This monsoon season, these mom bloggers share easy and delicious recipes for you to try at home. You can also ask your kid to take part in the preparation to make the process all more enjoyable. Read on.
Rituka Negi Bisht
Homemade doughnuts (without yeast)
* 250 g of refined flour
* 3 tbsp of curd
* 2 tbsp of powdered sugar
* 1 tbsp of baking powder
* 1/2 tbsp of baking soda
* 2 tbsp unsalted butter
* 1/2 cup of milk
1. Take a bowl and add refined flour, curd, powdered sugar, baking powder, baking soda and milk in it. Knead a soft dough.
2. Once the dough is prepared, add butter and knead it for the next 3-4 minutes.
3. Leave the dough for 10-15 minutes.
4. After that, sprinkle some dry flour and take the dough to roll it; make sure the thickness is medium. Give it the doughnut shape using a glass and a bottle cap.
5. Deep-fry on medium heat till it becomes golden.
6. Sprinkle some powdered sugar on top.
7. Serve hot or cold.
Sindhi style Seyal Bread recipe
* Oil — 1 tbsp
* Mustard seeds — 1 tsp
* Curry leaves — 10 to 12
* Tomatoes — 3 medium-sized
* Salt, to taste
* Red chili powder — 1 tsp (less if you don’t want it to be too spicy)
* Turmeric powder — 1/2 tsp
* Corriander powder — 1 tsp
* Garlic — 10 to 12 cloves
* Green chilies — 3 to 4
* Cilantro leaves — 1/4 cup, chopped
* Dinner rolls — 6 to 7, or 6 to 7 bread slices
* Lemon juice — 1/2 a lime
* Farsan/sev/onions for garnish
1. Take oil in a pan and add mustard seeds, curry leaves, chopped tomatoes or purée, salt, turmeric powder, red chili powder and coriander powder to it.
2. Also add coarsely-pounded garlic, green chilies and cilantro (you can grind in a blender if you wish). When the tomatoes were cooked, add green masala and mix.
3. Add some water, and a little bit of it in the mortar, so all masala is used up. When the water gets boiled, add chunks of the pav (dinner rolls) and some lemon juice .

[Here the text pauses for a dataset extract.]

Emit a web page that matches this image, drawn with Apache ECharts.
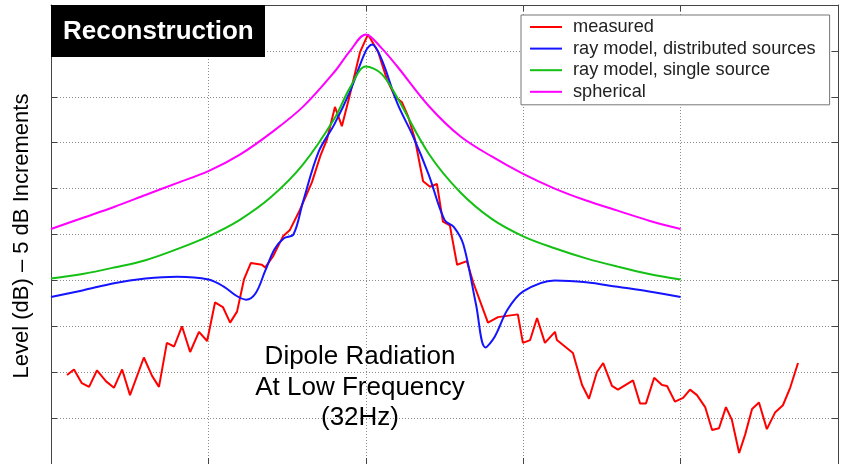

4. Cover it and cook for a few minutes on low flame till the bread absorbs all the water and masalas. Serve as is, or with some sev or farsan on top and onions and papad.
Nisha Zaheer Thobhani
Oats and veggies tikki
* 1 cup of powdered rolled oats
* 1 cup of soya granules
* 1/2 cup of finely-chopped vegetables
* Pinch of salt
* Pizza seasoning for taste
* 1 tsp of curd
* Suji for coating
1. Mix all the ingredients together to make a thick paste. Add a little bit of water, if needed.
2. Keep the paste aside for at least 20 minutes, as oats tend to get a bit mushy with time.
3. Check the consistency and add water if needed.
4. Make small coin-sized tikkis and roll it in suji to make it crunchy.
5. Take a non-stick pan and add a little bit of ghee or oil (your choice), and shallow-fry them in it.
6. Fry it on low flame till it turns golden brown.
7. Garnish with coriander chutney and enjoy it with your little ones.
Chicken cheese quesadillas
* 3 small partially-cooked parathas (add a little bit of sugar and milk to the dough)
* 1 cup shredded low-fat cheddar cheese
* 1 tablespoon unsalted butter
* 1 cup onion chopped
* 1/2 cup tomatoes
* 1 cup mixed finely-chopped vegetables (beans, carrots, capscicum)
* 1/2 cup sweet corn
* Chicken sausages
* Oil to cook
* Italian herbs
* Black pepper powder
* Salt to taste
1. Heat a non-stick skillet over medium heat.
2. Put one teaspoon of oil.
3. Once the pan is hot, add the onions.
4. Fry them till they are transparent.
5. Now add the vegetables.
6. Saute them a bit.
7. Add the tomatoes.
8. Saute all vegetables for 2-3 minutes.
9. Do not overcook. The vegetables need to be crunchy.
10. Add cooked chicken sausage pieces (chop the sausages into small cubes).
11. Sprinkle some salt to taste.
12. Add the Italian herbs and black pepper.
13. Mix all and saute for 1-2 minutes.
14. Allow it to cool.
15. Then add lots and lots of cheese.
16. In a skillet, put some oil and cook the parathas.
17. Once they are golden-brown, fill it up with the cheesy veggies and sausage filling.
18. Fold the paratha into half.
19. Add a little oil and cook the quesadilla for 1 minute until the crust is brown and the cheese starts to melt.
20. Serve immediately on a plate and cut into four wedges.
21. Serve with sour cream, salsa, or guacamole.